Example: with x values (comma or space separated) 1, 2, 3, 4, 5 · y values (same order) 2, 4, 5, 4, 6 → Best-fit line: ŷ = 0.8x + 1.8.
- Slope (b)0.8
- Intercept (a)1.8
- Correlation r0.853
Computed by the calculator below using its default values. Change any input to see your own numbers.
Least squares picks the line with the smallest total squared vertical distance to your points.

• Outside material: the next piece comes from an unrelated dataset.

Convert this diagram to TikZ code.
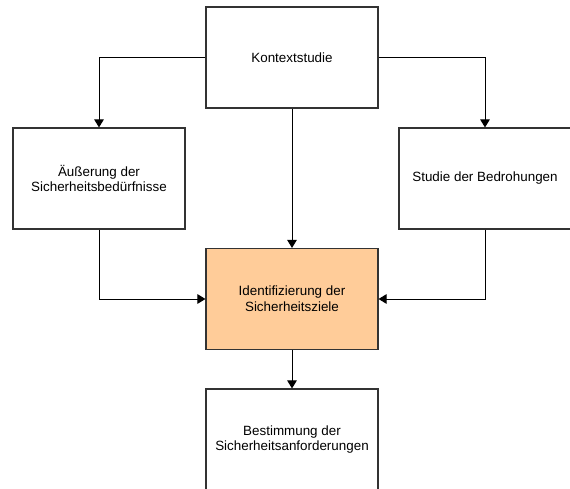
\documentclass[tikz,border=0pt]{standalone}
\usepackage{fontspec}
\setmainfont{Liberation Sans}
\usetikzlibrary{arrows.meta,positioning}
\definecolor{zielorange}{HTML}{FFCC99}
\definecolor{linegray}{HTML}{333333}

\begin{document}
\begin{tikzpicture}[x=1pt,y=-1pt,>={Triangle[length=8pt,width=9.5pt]},
    stepbox/.style={rectangle,draw=linegray,line width=1.1pt,minimum width=172pt,
      minimum height=101pt,align=center,font=\fontsize{13.4}{15.7}\selectfont,inner sep=0pt},
    flow/.style={->,draw=black,line width=1pt}]
  \useasboundingbox (0,0) rectangle (570,489);
  \clip (0,0) rectangle (570,489);
  \node[stepbox] (kontext) at (292,57.5) {Kontextstudie};
  \node[stepbox] (beduerf) at (99,178.5) {Äußerung der\\Sicherheitsbedürfnisse};
  \node[stepbox] (bedroh)  at (485,178.5) {Studie der Bedrohungen};
  \node[stepbox,fill=zielorange] (ziele) at (292,299) {Identifizierung der\\Sicherheitsziele};
  \node[stepbox] (anford) at (292,439.5) {Bestimmung der\\Sicherheitsanforderungen};
  \draw[flow] (kontext.west) -| (beduerf.north);
  \draw[flow] (kontext.east) -| (bedroh.north);
  \draw[flow] (kontext.south) -- (ziele.north);
  \draw[flow] (beduerf.south) |- (ziele.west);
  \draw[flow] (bedroh.south) |- (ziele.east);
  \draw[flow] (ziele.south) -- (anford.north);
\end{tikzpicture}
\end{document}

The line that minimizes squared error
Ordinary least squares finds the straight line that comes closest to your points, where closeness means the sum of the squared vertical distances from each point to the line is as small as possible. Squaring the gaps punishes big misses and keeps positive and negative errors from cancelling. The slope b and intercept a that achieve this have a clean closed form built from the sums of x, y, xy, and x squared.
How well the line fits
The correlation r runs from -1 to 1 and measures the strength and direction of the linear relationship. Its square, r squared, is the fraction of the variation in y that the line explains, from 0 to 1. The slope tells you the trend; r and r squared tell you whether to trust it. A high r squared with a sensible slope is a fit worth using; a near-zero r means the line is barely better than the plain average.
How it’s calculated
Slope b = (nΣxy - ΣxΣy) / (nΣx² - (Σx)²); intercept a = ȳ - b·x̄. Correlation r = (nΣxy - ΣxΣy) / √[(nΣx² - (Σx)²)(nΣy² - (Σy)²)], and r squared is its square. The fitted line is ŷ = a + bx.
Ordinary least squares assumes a linear relationship and treats x as known without error; it is sensitive to outliers, which can pull the line noticeably.
Reading the correlation r
| |r| | Strength of linear fit |
|---|---|
| 0.00 - 0.20 | Very weak or none |
| 0.20 - 0.40 | Weak |
| 0.40 - 0.60 | Moderate |
| 0.60 - 0.80 | Strong |
| 0.80 - 1.00 | Very strong |
Rough guide; r near 0 can still hide a strong nonlinear pattern. r squared is the share of variance the line explains.
Common mistakes
- Swapping x and y. The least-squares line of y on x is not the same as x on y; put the predictor in x.
- Trusting the slope while ignoring r squared. A line always exists, but a low r squared means it explains little.
- Extrapolating beyond the data range, where a fitted line has no evidence to stand on.
Frequently asked questions
What does the least squares regression calculator find?
It fits the line ŷ = a + bx that minimizes the sum of squared vertical distances to your points, and reports the slope, intercept, correlation r, and r squared. Paste equal-length lists of x and y values.
What is the formula for the slope?
b = (nΣxy - ΣxΣy) / (nΣx² - (Σx)²), and the intercept is a = ȳ - b·x̄. These come from setting the derivatives of the squared-error sum to zero.
What is the difference between r and r squared?
r is the correlation, from -1 to 1, showing strength and direction. r squared, its square, is the proportion of the variation in y explained by the line, from 0 to 1.
How many points do I need?
At least two to define a line, but two points fit perfectly and tell you nothing about scatter. Several points give a meaningful slope and a trustworthy r squared.
Does a good fit mean x causes y?
No. Correlation and a strong linear fit do not prove causation; a lurking third variable or coincidence can produce a high r squared without any causal link.